Records with drawing code:
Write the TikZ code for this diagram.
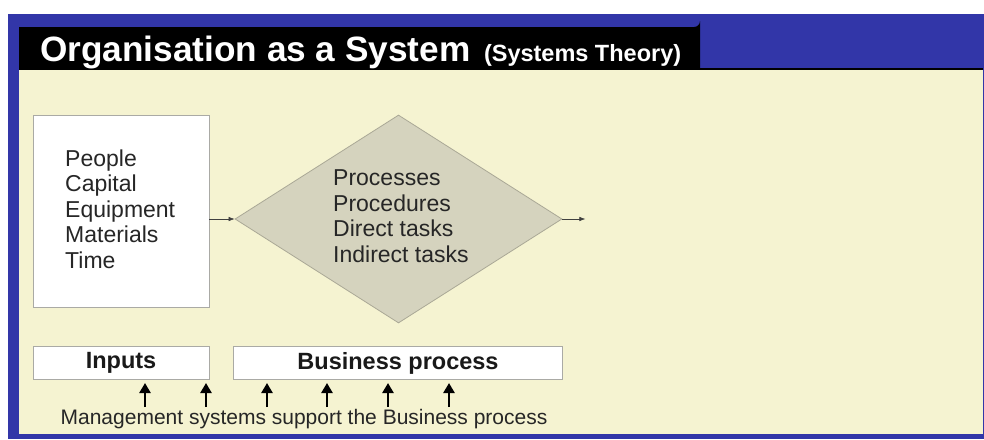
\documentclass[tikz,border=0pt]{standalone}
\usepackage{fontspec}
\setmainfont{Liberation Sans}
\usetikzlibrary{shapes.geometric,arrows.meta}
\definecolor{frameblue}{RGB}{50,54,168}
\definecolor{panelcream}{RGB}{245,243,209}
\definecolor{diamondfill}{RGB}{213,211,190}
\definecolor{diamondline}{RGB}{170,168,150}
\definecolor{boxedge}{RGB}{170,170,165}
\tikzset{
  whitebox/.style={draw=boxedge, line width=0.8pt, fill=white, inner sep=0pt},
  bodytext/.style={font=\fontsize{23}{25.5}\selectfont, text=black!85, inner sep=0pt},
  labeltext/.style={font=\fontsize{23.5}{25}\selectfont\bfseries, text=black!90},
  flow/.style={-{Latex[length=6pt,width=4.5pt]}, line width=0.6pt, draw=black!75},
  support/.style={-{Triangle[length=10pt,width=11pt]}, line width=2.4pt, draw=black}
}
\begin{document}
\begin{tikzpicture}[x=1pt,y=-1pt]
  \useasboundingbox (0,0) rectangle (984,439);
  % frame and panel
  \fill[white] (0,0) rectangle (984,439);
  \fill[frameblue] (8,14) rectangle (984,439);
  \fill[black] (19,69) -- (19,27) -- (694,27) arc[start angle=90,end angle=0,radius=6] -- (700,69) -- cycle;
  \fill[panelcream] (19,69) rectangle (983,434);
  \draw[black, line width=1.2pt] (19,69) -- (983,69);
  % title
  \node[anchor=base west, inner sep=0pt, text=white, font=\fontsize{35.2}{36}\selectfont\bfseries] (title) at (40,61) {Organisation as a System};
  \node[anchor=base west, inner sep=0pt, text=white, font=\fontsize{23.5}{25}\selectfont\bfseries] (subtitle) at ([xshift=13pt]title.base east) {(Systems Theory)};
  % inputs box
  \node[whitebox, minimum width=176pt, minimum height=192pt] (inbox) at (121,211) {};
  \node[bodytext, align=left, anchor=north west] (inlist) at (65,149.5) {People\\Capital\\Equipment\\Materials\\Time};
  % process diamond
  \node[diamond, draw=diamondline, line width=0.8pt, fill=diamondfill, minimum width=327pt, minimum height=208pt, inner sep=0pt] (proc) at (398.5,219) {};
  \node[bodytext, align=left, anchor=north west] (proclist) at (333,169.5) {Processes\\Procedures\\Direct tasks\\Indirect tasks};
  \coordinate (out) at ([xshift=23pt]proc.east);
  \draw[flow] (inbox.east |- proc.west) -- (proc.west);
  \draw[flow] (proc.east) -- (out);
  % labels
  \node[whitebox, minimum width=176pt, minimum height=33pt] (inputs) at (121,363) {};
  \node[labeltext] (inputslbl) at (inputs) {Inputs};
  \node[whitebox, minimum width=329pt, minimum height=33pt] (bproc) at (398,363) {};
  \node[labeltext] (bproclbl) at (bproc) {Business process};
  % management support
  \node[anchor=base, inner sep=0pt, font=\fontsize{21}{22}\selectfont, text=black!85] (mgmt) at (304,424) {Management systems support the Business process};
  \foreach \i/\x in {1/145,2/206,3/267,4/327,5/388,6/449}{
    \coordinate (s\i) at (\x,407);
    \coordinate (t\i) at (\x,383);
    \draw[support] (s\i) -- (t\i);
  }
\end{tikzpicture}
\end{document}
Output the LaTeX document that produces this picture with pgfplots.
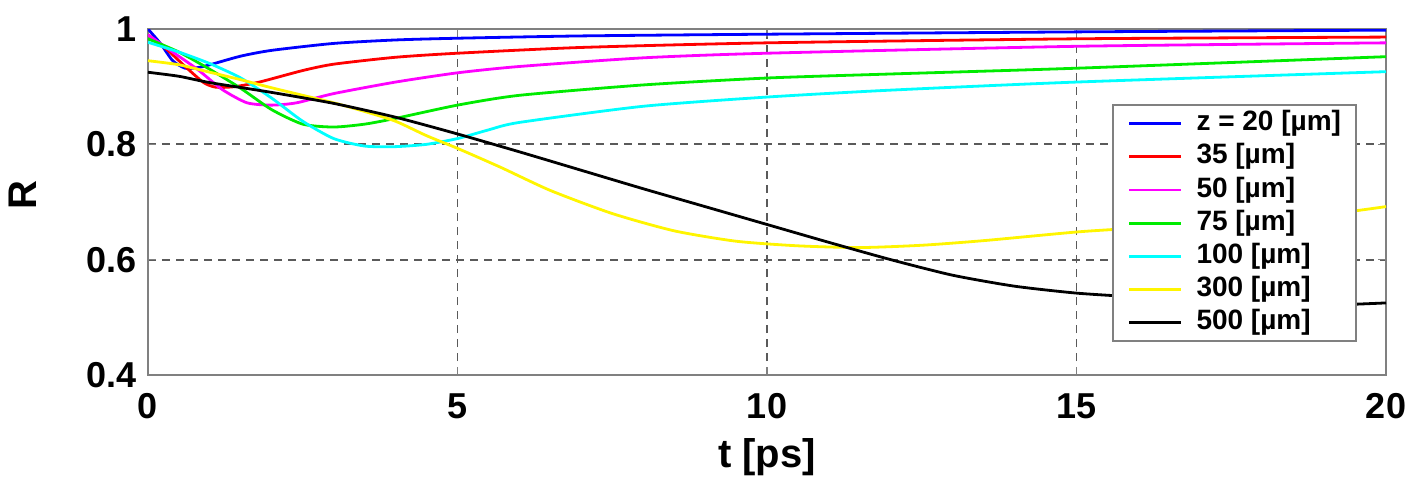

Challenge: Pictures don't belong in the copy. Restate all the entries exactly.

Response to this exercise:
Write the TikZ code for this diagram.
\documentclass[tikz,border=0pt]{standalone}
\usepackage{fontspec}
\setmainfont{Liberation Sans}
\usetikzlibrary{shapes.geometric,arrows.meta}
\definecolor{frameblue}{RGB}{50,54,168}
\definecolor{panelcream}{RGB}{245,243,209}
\definecolor{diamondfill}{RGB}{213,211,190}
\definecolor{diamondline}{RGB}{170,168,150}
\definecolor{boxedge}{RGB}{170,170,165}
\tikzset{
  whitebox/.style={draw=boxedge, line width=0.8pt, fill=white, inner sep=0pt},
  bodytext/.style={font=\fontsize{23}{25.5}\selectfont, text=black!85, inner sep=0pt},
  labeltext/.style={font=\fontsize{23.5}{25}\selectfont\bfseries, text=black!90},
  flow/.style={-{Latex[length=6pt,width=4.5pt]}, line width=0.6pt, draw=black!75},
  support/.style={-{Triangle[length=10pt,width=11pt]}, line width=2.4pt, draw=black}
}
\begin{document}
\begin{tikzpicture}[x=1pt,y=-1pt]
  \useasboundingbox (0,0) rectangle (984,439);
  % frame and panel
  \fill[white] (0,0) rectangle (984,439);
  \fill[frameblue] (8,14) rectangle (984,439);
  \fill[black] (19,69) -- (19,27) -- (694,27) arc[start angle=90,end angle=0,radius=6] -- (700,69) -- cycle;
  \fill[panelcream] (19,69) rectangle (983,434);
  \draw[black, line width=1.2pt] (19,69) -- (983,69);
  % title
  \node[anchor=base west, inner sep=0pt, text=white, font=\fontsize{35.2}{36}\selectfont\bfseries] (title) at (40,61) {Organisation as a System};
  \node[anchor=base west, inner sep=0pt, text=white, font=\fontsize{23.5}{25}\selectfont\bfseries] (subtitle) at ([xshift=13pt]title.base east) {(Systems Theory)};
  % inputs box
  \node[whitebox, minimum width=176pt, minimum height=192pt] (inbox) at (121,211) {};
  \node[bodytext, align=left, anchor=north west] (inlist) at (65,149.5) {People\\Capital\\Equipment\\Materials\\Time};
  % process diamond
  \node[diamond, draw=diamondline, line width=0.8pt, fill=diamondfill, minimum width=327pt, minimum height=208pt, inner sep=0pt] (proc) at (398.5,219) {};
  \node[bodytext, align=left, anchor=north west] (proclist) at (333,169.5) {Processes\\Procedures\\Direct tasks\\Indirect tasks};
  \coordinate (out) at ([xshift=23pt]proc.east);
  \draw[flow] (inbox.east |- proc.west) -- (proc.west);
  \draw[flow] (proc.east) -- (out);
  % labels
  \node[whitebox, minimum width=176pt, minimum height=33pt] (inputs) at (121,363) {};
  \node[labeltext] (inputslbl) at (inputs) {Inputs};
  \node[whitebox, minimum width=329pt, minimum height=33pt] (bproc) at (398,363) {};
  \node[labeltext] (bproclbl) at (bproc) {Business process};
  % management support
  \node[anchor=base, inner sep=0pt, font=\fontsize{21}{22}\selectfont, text=black!85] (mgmt) at (304,424) {Management systems support the Business process};
  \foreach \i/\x in {1/145,2/206,3/267,4/327,5/388,6/449}{
    \coordinate (s\i) at (\x,407);
    \coordinate (t\i) at (\x,383);
    \draw[support] (s\i) -- (t\i);
  }
\end{tikzpicture}
\end{document}
Output the LaTeX document that produces this picture with pgfplots.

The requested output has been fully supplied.